When Swarm Learning meets energy series data: A decentralized collaborative learning design based on blockchain
Lei Xu, Yulong Chen, Yuntian Chen, Longfeng Nie, Xuetao Wei, Liang Xue, Dongxiao Zhang
TL;DR
The paper tackles data sensitivity in energy-sector forecasting by introducing Swarm Learning, a blockchain-based decentralized collaborative learning framework that replaces a central server with a consensus-driven, on-chain parameter aggregation using smart contracts. The global weight update follows $\mathbf{w}_{e+1} \leftarrow \lambda \sum^{pK}_{k=1} \frac{N_{o,h}}{N} \mathbf{w}^{o,h}_{e+1}$, enabling secure, auditable collaboration among organizations. Evaluations on photovoltaic power generation forecasting, gas well production prediction, and geophysical well log generation show that SL consistently outperforms Local Learning and achieves competitive performance relative to Central Learning, with added privacy and security advantages over server-based approaches.
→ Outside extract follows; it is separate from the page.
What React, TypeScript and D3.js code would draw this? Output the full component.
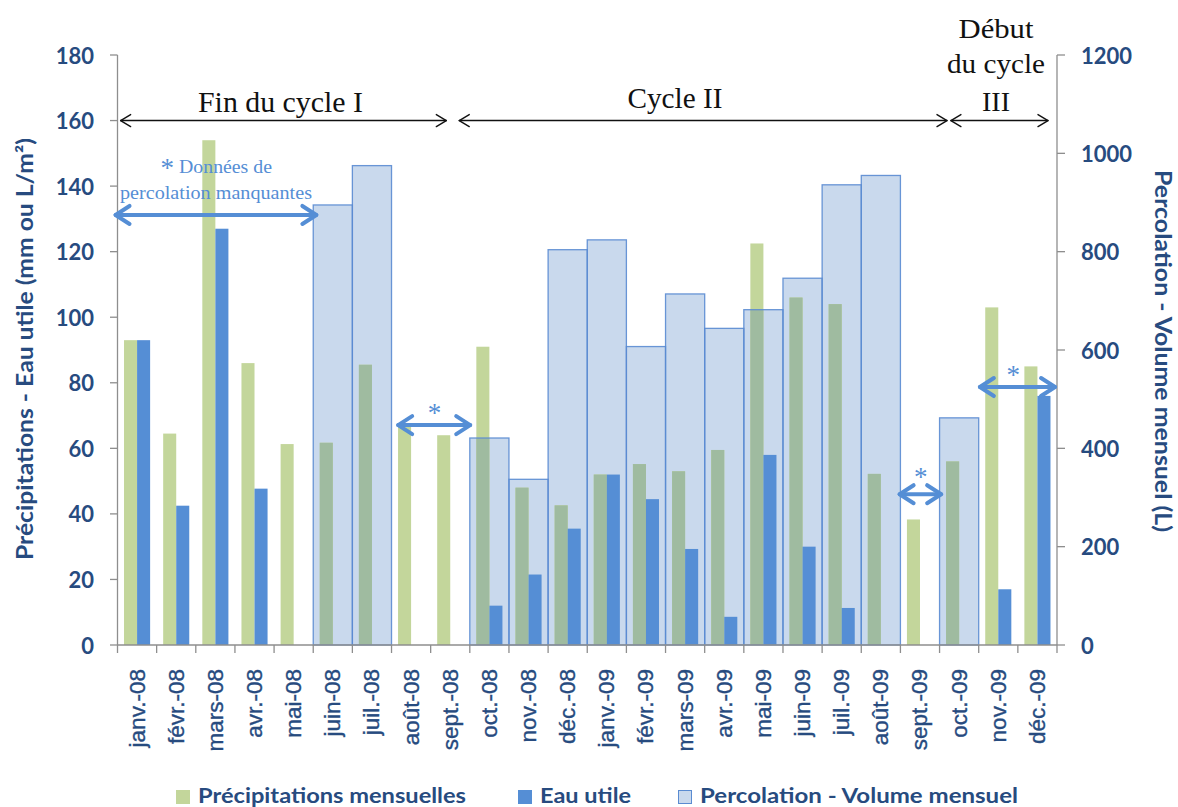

The results also indicate that increasing data volume and local epochs can reduce performance variance and improve stability, while suggesting future work on off-chain storage to address blockchain-scale constraints.
Abstract
Machine learning models offer the capability to forecast future energy production or consumption and infer essential unknown variables from existing data. However, legal and policy constraints within specific energy sectors render the data sensitive, presenting technical hurdles in utilizing data from diverse sources. Therefore, we propose adopting a Swarm Learning (SL) scheme, which replaces the centralized server with a blockchain-based distributed network to address the security and privacy issues inherent in Federated Learning (FL)'s centralized architecture. Within this distributed Collaborative Learning framework, each participating organization governs nodes for inter-organizational communication. Devices from various organizations utilize smart contracts for parameter uploading and retrieval. Consensus mechanism ensures distributed consistency throughout the learning process, guarantees the transparent trustworthiness and immutability of parameters on-chain. The efficacy of the proposed framework is substantiated across three real-world energy series modeling scenarios with superior performance compared to Local Learning approaches, simultaneously emphasizing enhanced data security and privacy over Centralized Learning and FL method. Notably, as the number of data volume and the count of local epochs increases within a threshold, there is an improvement in model performance accompanied by a reduction in the variance of performance errors. Consequently, this leads to an increased stability and reliability in the outcomes produced by the model.